Challenge - List each line in which the string "this" appears.

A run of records

========

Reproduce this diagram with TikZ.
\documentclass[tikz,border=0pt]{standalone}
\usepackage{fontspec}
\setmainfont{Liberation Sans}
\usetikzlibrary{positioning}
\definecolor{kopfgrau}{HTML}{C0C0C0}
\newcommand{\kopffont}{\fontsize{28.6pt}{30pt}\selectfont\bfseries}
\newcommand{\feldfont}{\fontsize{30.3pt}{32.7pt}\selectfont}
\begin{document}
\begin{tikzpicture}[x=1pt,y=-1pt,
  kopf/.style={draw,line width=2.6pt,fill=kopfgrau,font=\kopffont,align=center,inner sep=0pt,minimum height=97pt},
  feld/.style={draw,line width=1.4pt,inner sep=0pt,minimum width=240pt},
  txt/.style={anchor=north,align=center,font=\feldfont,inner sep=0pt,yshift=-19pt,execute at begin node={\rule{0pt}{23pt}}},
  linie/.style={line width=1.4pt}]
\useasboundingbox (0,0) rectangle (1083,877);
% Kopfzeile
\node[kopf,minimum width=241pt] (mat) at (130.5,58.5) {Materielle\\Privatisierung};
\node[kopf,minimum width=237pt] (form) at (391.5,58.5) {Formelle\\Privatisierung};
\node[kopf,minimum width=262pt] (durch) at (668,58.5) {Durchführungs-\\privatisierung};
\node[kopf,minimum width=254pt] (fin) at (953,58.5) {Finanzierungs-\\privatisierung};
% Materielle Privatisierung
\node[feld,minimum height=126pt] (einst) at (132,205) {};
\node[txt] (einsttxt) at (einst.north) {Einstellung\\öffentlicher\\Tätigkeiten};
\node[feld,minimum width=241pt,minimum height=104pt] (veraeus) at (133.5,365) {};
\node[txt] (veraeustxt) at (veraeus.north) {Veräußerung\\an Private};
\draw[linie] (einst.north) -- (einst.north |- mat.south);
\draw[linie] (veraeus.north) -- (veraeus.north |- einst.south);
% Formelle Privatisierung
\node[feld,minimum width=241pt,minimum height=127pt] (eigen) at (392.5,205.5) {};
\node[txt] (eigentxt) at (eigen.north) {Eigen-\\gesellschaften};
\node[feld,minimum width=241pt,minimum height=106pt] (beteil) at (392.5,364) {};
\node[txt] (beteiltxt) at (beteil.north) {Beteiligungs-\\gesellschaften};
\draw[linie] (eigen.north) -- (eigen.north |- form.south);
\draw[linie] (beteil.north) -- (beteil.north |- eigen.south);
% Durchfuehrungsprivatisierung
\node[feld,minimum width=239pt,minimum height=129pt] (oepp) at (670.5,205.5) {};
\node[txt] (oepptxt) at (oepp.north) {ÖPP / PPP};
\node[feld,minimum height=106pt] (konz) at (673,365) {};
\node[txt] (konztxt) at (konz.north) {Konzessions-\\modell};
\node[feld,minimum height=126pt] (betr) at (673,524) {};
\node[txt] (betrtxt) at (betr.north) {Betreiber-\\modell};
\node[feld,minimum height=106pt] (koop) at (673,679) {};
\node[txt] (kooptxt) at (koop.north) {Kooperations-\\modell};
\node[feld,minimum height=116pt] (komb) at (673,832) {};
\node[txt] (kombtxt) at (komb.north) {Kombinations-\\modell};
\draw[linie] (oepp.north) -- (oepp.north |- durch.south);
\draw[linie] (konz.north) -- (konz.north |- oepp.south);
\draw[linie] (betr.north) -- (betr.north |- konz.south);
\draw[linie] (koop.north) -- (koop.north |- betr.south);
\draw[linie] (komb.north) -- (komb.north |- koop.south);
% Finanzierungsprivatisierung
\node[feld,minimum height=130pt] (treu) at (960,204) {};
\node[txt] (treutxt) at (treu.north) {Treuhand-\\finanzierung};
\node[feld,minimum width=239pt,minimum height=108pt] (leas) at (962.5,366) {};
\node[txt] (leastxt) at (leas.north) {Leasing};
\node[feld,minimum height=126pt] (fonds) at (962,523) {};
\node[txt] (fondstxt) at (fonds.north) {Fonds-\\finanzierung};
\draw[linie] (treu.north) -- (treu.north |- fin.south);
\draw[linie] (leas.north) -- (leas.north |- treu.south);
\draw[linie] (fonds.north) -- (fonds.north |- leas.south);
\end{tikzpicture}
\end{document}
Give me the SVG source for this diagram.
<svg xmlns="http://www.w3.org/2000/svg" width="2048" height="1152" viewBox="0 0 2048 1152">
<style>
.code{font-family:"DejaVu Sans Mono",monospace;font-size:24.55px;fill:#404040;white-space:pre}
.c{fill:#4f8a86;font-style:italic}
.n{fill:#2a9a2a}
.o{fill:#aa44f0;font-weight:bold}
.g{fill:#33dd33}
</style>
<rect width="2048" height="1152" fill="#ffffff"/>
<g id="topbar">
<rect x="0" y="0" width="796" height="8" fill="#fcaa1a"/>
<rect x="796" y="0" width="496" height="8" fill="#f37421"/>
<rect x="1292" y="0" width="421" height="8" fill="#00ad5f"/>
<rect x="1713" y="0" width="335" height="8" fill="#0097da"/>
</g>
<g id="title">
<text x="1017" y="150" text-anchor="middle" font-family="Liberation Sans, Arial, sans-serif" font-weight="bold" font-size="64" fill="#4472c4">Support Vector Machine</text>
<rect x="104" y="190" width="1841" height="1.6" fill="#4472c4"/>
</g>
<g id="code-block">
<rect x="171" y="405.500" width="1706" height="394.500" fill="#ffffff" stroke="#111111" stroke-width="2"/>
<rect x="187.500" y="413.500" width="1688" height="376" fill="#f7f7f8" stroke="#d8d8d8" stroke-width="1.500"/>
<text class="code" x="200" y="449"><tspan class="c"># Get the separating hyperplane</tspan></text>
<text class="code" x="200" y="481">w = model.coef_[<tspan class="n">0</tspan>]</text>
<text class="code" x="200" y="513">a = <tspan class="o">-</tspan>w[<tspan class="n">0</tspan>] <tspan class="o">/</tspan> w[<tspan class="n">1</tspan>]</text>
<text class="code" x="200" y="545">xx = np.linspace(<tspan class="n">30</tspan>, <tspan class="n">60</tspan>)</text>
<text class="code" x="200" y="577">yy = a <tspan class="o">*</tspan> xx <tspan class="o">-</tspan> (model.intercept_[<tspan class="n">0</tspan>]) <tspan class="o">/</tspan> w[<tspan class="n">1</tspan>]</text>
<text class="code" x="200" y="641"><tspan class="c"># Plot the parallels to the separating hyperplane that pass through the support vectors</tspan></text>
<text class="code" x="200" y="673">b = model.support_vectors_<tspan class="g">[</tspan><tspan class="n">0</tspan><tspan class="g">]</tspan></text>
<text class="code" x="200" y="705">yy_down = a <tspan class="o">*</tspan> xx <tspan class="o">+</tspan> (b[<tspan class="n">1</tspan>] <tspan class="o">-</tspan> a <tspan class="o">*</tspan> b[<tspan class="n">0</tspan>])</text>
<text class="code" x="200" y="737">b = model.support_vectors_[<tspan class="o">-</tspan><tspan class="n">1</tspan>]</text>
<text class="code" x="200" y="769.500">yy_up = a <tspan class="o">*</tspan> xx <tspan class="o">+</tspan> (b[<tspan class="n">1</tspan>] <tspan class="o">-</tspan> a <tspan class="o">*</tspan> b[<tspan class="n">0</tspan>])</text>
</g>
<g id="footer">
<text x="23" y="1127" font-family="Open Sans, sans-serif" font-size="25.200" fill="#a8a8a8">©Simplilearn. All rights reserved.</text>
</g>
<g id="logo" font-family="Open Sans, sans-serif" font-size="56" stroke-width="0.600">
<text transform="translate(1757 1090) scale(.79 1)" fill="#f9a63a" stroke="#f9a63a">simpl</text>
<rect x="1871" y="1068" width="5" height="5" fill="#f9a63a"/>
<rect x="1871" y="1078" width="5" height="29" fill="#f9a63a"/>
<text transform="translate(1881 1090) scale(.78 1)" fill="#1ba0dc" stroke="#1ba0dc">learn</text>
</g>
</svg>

========

The completed task -
Reproduce this diagram with TikZ.
Give me the SVG source for this diagram.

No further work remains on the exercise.